- **DATASET EXTRACT**

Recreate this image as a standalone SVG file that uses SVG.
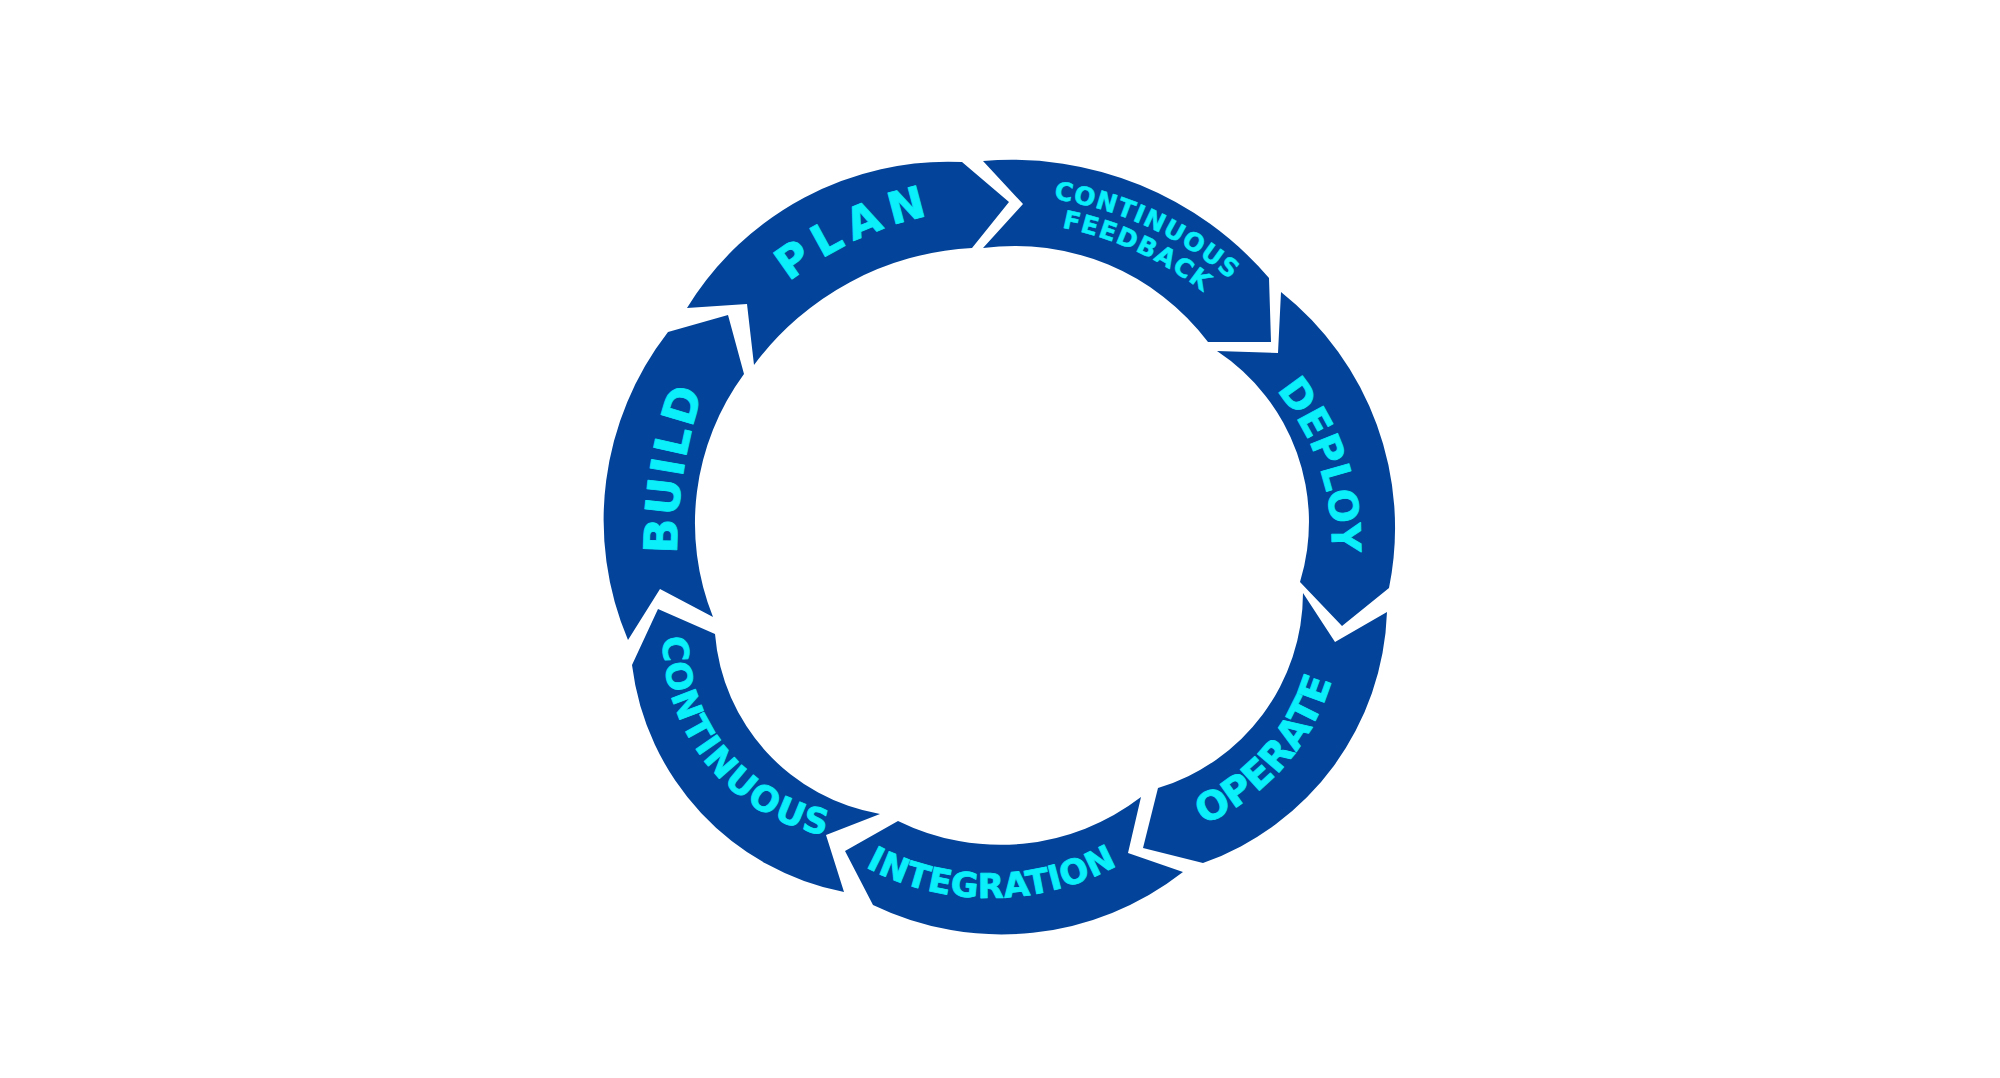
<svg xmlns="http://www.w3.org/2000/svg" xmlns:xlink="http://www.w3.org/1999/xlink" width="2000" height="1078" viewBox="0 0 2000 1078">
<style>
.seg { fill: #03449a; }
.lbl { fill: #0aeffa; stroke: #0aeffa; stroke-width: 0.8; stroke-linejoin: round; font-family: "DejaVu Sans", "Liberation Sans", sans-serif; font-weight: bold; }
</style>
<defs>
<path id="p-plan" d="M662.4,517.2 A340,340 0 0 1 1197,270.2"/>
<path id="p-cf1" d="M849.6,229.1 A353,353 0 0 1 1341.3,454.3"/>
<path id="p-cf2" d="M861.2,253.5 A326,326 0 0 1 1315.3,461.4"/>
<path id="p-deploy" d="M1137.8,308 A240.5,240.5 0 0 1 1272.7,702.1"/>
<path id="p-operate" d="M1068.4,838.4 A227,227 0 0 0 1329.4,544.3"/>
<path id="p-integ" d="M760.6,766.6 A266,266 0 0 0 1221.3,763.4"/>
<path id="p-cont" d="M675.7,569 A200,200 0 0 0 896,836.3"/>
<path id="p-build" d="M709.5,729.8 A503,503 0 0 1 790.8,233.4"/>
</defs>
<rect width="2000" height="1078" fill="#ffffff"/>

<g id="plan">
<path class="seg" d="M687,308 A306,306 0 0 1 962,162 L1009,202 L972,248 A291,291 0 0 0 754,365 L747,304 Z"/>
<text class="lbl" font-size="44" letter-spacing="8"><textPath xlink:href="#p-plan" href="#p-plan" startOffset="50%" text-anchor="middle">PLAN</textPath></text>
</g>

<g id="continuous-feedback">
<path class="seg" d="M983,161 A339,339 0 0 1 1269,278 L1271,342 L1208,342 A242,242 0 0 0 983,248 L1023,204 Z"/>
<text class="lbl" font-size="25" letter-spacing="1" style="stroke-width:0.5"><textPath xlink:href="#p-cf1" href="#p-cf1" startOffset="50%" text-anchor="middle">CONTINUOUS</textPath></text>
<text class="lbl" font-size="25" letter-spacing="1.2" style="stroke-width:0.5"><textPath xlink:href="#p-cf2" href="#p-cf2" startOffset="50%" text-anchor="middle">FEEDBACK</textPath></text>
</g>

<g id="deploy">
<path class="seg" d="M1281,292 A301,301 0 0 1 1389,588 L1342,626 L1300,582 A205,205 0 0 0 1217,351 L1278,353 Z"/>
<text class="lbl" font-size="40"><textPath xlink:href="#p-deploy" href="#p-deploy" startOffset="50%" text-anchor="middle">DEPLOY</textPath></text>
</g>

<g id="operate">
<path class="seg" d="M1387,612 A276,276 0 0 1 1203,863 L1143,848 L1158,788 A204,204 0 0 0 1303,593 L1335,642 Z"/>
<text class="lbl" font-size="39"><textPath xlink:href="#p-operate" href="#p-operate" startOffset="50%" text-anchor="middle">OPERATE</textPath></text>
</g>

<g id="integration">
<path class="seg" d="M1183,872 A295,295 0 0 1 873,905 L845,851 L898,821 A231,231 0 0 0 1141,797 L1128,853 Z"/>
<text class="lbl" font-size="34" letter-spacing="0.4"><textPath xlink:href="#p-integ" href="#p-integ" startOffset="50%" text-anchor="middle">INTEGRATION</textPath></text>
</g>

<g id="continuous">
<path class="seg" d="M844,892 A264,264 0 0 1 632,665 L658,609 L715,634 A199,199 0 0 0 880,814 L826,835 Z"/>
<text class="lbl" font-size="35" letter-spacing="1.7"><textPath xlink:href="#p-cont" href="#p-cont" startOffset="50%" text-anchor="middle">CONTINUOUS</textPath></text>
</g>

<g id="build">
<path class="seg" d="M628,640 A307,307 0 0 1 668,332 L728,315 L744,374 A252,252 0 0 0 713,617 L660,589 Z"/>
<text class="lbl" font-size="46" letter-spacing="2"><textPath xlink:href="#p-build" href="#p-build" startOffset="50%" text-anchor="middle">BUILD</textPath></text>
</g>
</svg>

- **EXERCISE BRIEF**
Images should not appear in the copy; retype the listing above exactly.

- **ANSWER IN FULL**
Recreate this image as a standalone SVG file that uses SVG.
<svg xmlns="http://www.w3.org/2000/svg" xmlns:xlink="http://www.w3.org/1999/xlink" width="2000" height="1078" viewBox="0 0 2000 1078">
<style>
.seg { fill: #03449a; }
.lbl { fill: #0aeffa; stroke: #0aeffa; stroke-width: 0.8; stroke-linejoin: round; font-family: "DejaVu Sans", "Liberation Sans", sans-serif; font-weight: bold; }
</style>
<defs>
<path id="p-plan" d="M662.4,517.2 A340,340 0 0 1 1197,270.2"/>
<path id="p-cf1" d="M849.6,229.1 A353,353 0 0 1 1341.3,454.3"/>
<path id="p-cf2" d="M861.2,253.5 A326,326 0 0 1 1315.3,461.4"/>
<path id="p-deploy" d="M1137.8,308 A240.5,240.5 0 0 1 1272.7,702.1"/>
<path id="p-operate" d="M1068.4,838.4 A227,227 0 0 0 1329.4,544.3"/>
<path id="p-integ" d="M760.6,766.6 A266,266 0 0 0 1221.3,763.4"/>
<path id="p-cont" d="M675.7,569 A200,200 0 0 0 896,836.3"/>
<path id="p-build" d="M709.5,729.8 A503,503 0 0 1 790.8,233.4"/>
</defs>
<rect width="2000" height="1078" fill="#ffffff"/>

<g id="plan">
<path class="seg" d="M687,308 A306,306 0 0 1 962,162 L1009,202 L972,248 A291,291 0 0 0 754,365 L747,304 Z"/>
<text class="lbl" font-size="44" letter-spacing="8"><textPath xlink:href="#p-plan" href="#p-plan" startOffset="50%" text-anchor="middle">PLAN</textPath></text>
</g>

<g id="continuous-feedback">
<path class="seg" d="M983,161 A339,339 0 0 1 1269,278 L1271,342 L1208,342 A242,242 0 0 0 983,248 L1023,204 Z"/>
<text class="lbl" font-size="25" letter-spacing="1" style="stroke-width:0.5"><textPath xlink:href="#p-cf1" href="#p-cf1" startOffset="50%" text-anchor="middle">CONTINUOUS</textPath></text>
<text class="lbl" font-size="25" letter-spacing="1.2" style="stroke-width:0.5"><textPath xlink:href="#p-cf2" href="#p-cf2" startOffset="50%" text-anchor="middle">FEEDBACK</textPath></text>
</g>

<g id="deploy">
<path class="seg" d="M1281,292 A301,301 0 0 1 1389,588 L1342,626 L1300,582 A205,205 0 0 0 1217,351 L1278,353 Z"/>
<text class="lbl" font-size="40"><textPath xlink:href="#p-deploy" href="#p-deploy" startOffset="50%" text-anchor="middle">DEPLOY</textPath></text>
</g>

<g id="operate">
<path class="seg" d="M1387,612 A276,276 0 0 1 1203,863 L1143,848 L1158,788 A204,204 0 0 0 1303,593 L1335,642 Z"/>
<text class="lbl" font-size="39"><textPath xlink:href="#p-operate" href="#p-operate" startOffset="50%" text-anchor="middle">OPERATE</textPath></text>
</g>

<g id="integration">
<path class="seg" d="M1183,872 A295,295 0 0 1 873,905 L845,851 L898,821 A231,231 0 0 0 1141,797 L1128,853 Z"/>
<text class="lbl" font-size="34" letter-spacing="0.4"><textPath xlink:href="#p-integ" href="#p-integ" startOffset="50%" text-anchor="middle">INTEGRATION</textPath></text>
</g>

<g id="continuous">
<path class="seg" d="M844,892 A264,264 0 0 1 632,665 L658,609 L715,634 A199,199 0 0 0 880,814 L826,835 Z"/>
<text class="lbl" font-size="35" letter-spacing="1.7"><textPath xlink:href="#p-cont" href="#p-cont" startOffset="50%" text-anchor="middle">CONTINUOUS</textPath></text>
</g>

<g id="build">
<path class="seg" d="M628,640 A307,307 0 0 1 668,332 L728,315 L744,374 A252,252 0 0 0 713,617 L660,589 Z"/>
<text class="lbl" font-size="46" letter-spacing="2"><textPath xlink:href="#p-build" href="#p-build" startOffset="50%" text-anchor="middle">BUILD</textPath></text>
</g>
</svg>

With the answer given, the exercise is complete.